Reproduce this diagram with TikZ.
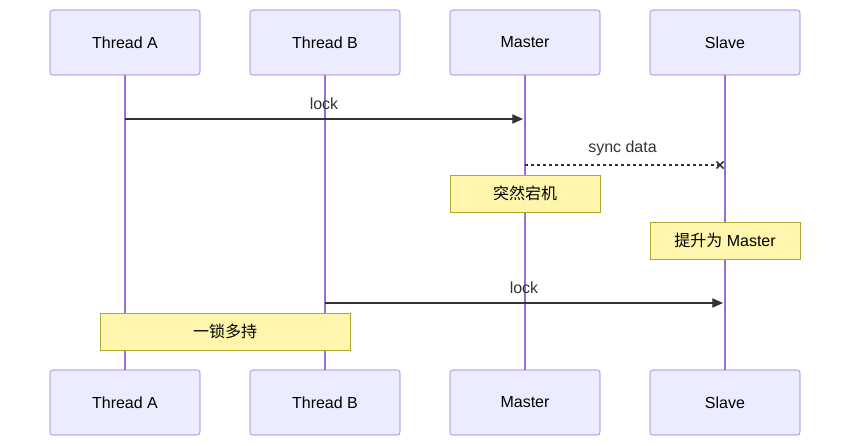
\documentclass[tikz,border=0pt]{standalone}
\usepackage{fontspec}
\setmainfont{Liberation Sans}
\newfontfamily\cjk{Noto Sans CJK SC}
\usetikzlibrary{arrows.meta,positioning}
\definecolor{actfill}{HTML}{ECECFF}
\definecolor{actline}{HTML}{9370DB}
\definecolor{notefill}{HTML}{FFF5AD}
\definecolor{noteline}{HTML}{AAAA33}
\definecolor{msgline}{HTML}{333333}
\tikzset{
  actor/.style={draw=actline,fill=actfill,rounded corners=2pt,minimum width=112.5pt,minimum height=48.75pt,inner sep=0pt,font=\fontsize{12}{14}\selectfont},
  note/.style={draw=noteline,fill=notefill,minimum height=27.75pt,inner sep=0pt,font=\fontsize{12}{14}\selectfont},
  life/.style={actline,line width=1.1pt},
  msg/.style={msgline,line width=0.8pt,-{Triangle[length=8pt,width=7pt]}},
  lbl/.style={font=\fontsize{12}{14}\selectfont,text=msgline}
}
\begin{document}
\begin{tikzpicture}[x=0.75pt,y=-0.75pt]
  \useasboundingbox (0,0) rectangle (850,446);
  % actors
  \node[actor] (ta) at (125,42.5) {Thread A};
  \node[actor] (tb) at (325,42.5) {Thread B};
  \node[actor] (ma) at (525,42.5) {Master};
  \node[actor] (sl) at (725,42.5) {Slave};
  \node[actor] (ta2) at (125,402.5) {Thread A};
  \node[actor] (tb2) at (325,402.5) {Thread B};
  \node[actor] (ma2) at (525,402.5) {Master};
  \node[actor] (sl2) at (725,402.5) {Slave};
  % lifelines
  \foreach \a in {ta,tb,ma,sl}
    \draw[life] (\a.south) -- (\a2.north);
  % messages
  \coordinate (m1a) at (125,119);
  \coordinate (m1b) at (523,119);
  \draw[msg] (m1a) -- node[lbl,above=3pt] {lock} (m1b);
  \coordinate (m2a) at (525,165);
  \coordinate (m2b) at (720,165);
  \draw[msgline,line width=0.8pt,dash pattern=on 2.5pt off 2pt] (m2a) -- node[lbl,above=3pt] {sync data} (m2b);
  \draw[msgline,line width=1.2pt] ([shift={(-3.5,-3.5)}]m2b) -- ([shift={(3.5,3.5)}]m2b)
    ([shift={(-3.5,3.5)}]m2b) -- ([shift={(3.5,-3.5)}]m2b);
  \node[note,minimum width=112.5pt] (n1) at (525,193.5) {\cjk 突然宕机};
  \node[note,minimum width=112.5pt] (n2) at (725,240.5) {{\cjk 提升为} Master};
  \coordinate (m3a) at (325,303);
  \coordinate (m3b) at (723,303);
  \draw[msg] (m3a) -- node[lbl,above=3pt] {lock} (m3b);
  \node[note,minimum width=187.5pt] (n3) at (225,331.5) {\cjk 一锁多持};
\end{tikzpicture}
\end{document}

* **The task**: Reproduce the full listing faithfully, but do not carry over any pictures.

* **Written answer**:
Reproduce this diagram with TikZ.
\documentclass[tikz,border=0pt]{standalone}
\usepackage{fontspec}
\setmainfont{Liberation Sans}
\newfontfamily\cjk{Noto Sans CJK SC}
\usetikzlibrary{arrows.meta,positioning}
\definecolor{actfill}{HTML}{ECECFF}
\definecolor{actline}{HTML}{9370DB}
\definecolor{notefill}{HTML}{FFF5AD}
\definecolor{noteline}{HTML}{AAAA33}
\definecolor{msgline}{HTML}{333333}
\tikzset{
  actor/.style={draw=actline,fill=actfill,rounded corners=2pt,minimum width=112.5pt,minimum height=48.75pt,inner sep=0pt,font=\fontsize{12}{14}\selectfont},
  note/.style={draw=noteline,fill=notefill,minimum height=27.75pt,inner sep=0pt,font=\fontsize{12}{14}\selectfont},
  life/.style={actline,line width=1.1pt},
  msg/.style={msgline,line width=0.8pt,-{Triangle[length=8pt,width=7pt]}},
  lbl/.style={font=\fontsize{12}{14}\selectfont,text=msgline}
}
\begin{document}
\begin{tikzpicture}[x=0.75pt,y=-0.75pt]
  \useasboundingbox (0,0) rectangle (850,446);
  % actors
  \node[actor] (ta) at (125,42.5) {Thread A};
  \node[actor] (tb) at (325,42.5) {Thread B};
  \node[actor] (ma) at (525,42.5) {Master};
  \node[actor] (sl) at (725,42.5) {Slave};
  \node[actor] (ta2) at (125,402.5) {Thread A};
  \node[actor] (tb2) at (325,402.5) {Thread B};
  \node[actor] (ma2) at (525,402.5) {Master};
  \node[actor] (sl2) at (725,402.5) {Slave};
  % lifelines
  \foreach \a in {ta,tb,ma,sl}
    \draw[life] (\a.south) -- (\a2.north);
  % messages
  \coordinate (m1a) at (125,119);
  \coordinate (m1b) at (523,119);
  \draw[msg] (m1a) -- node[lbl,above=3pt] {lock} (m1b);
  \coordinate (m2a) at (525,165);
  \coordinate (m2b) at (720,165);
  \draw[msgline,line width=0.8pt,dash pattern=on 2.5pt off 2pt] (m2a) -- node[lbl,above=3pt] {sync data} (m2b);
  \draw[msgline,line width=1.2pt] ([shift={(-3.5,-3.5)}]m2b) -- ([shift={(3.5,3.5)}]m2b)
    ([shift={(-3.5,3.5)}]m2b) -- ([shift={(3.5,-3.5)}]m2b);
  \node[note,minimum width=112.5pt] (n1) at (525,193.5) {\cjk 突然宕机};
  \node[note,minimum width=112.5pt] (n2) at (725,240.5) {{\cjk 提升为} Master};
  \coordinate (m3a) at (325,303);
  \coordinate (m3b) at (723,303);
  \draw[msg] (m3a) -- node[lbl,above=3pt] {lock} (m3b);
  \node[note,minimum width=187.5pt] (n3) at (225,331.5) {\cjk 一锁多持};
\end{tikzpicture}
\end{document}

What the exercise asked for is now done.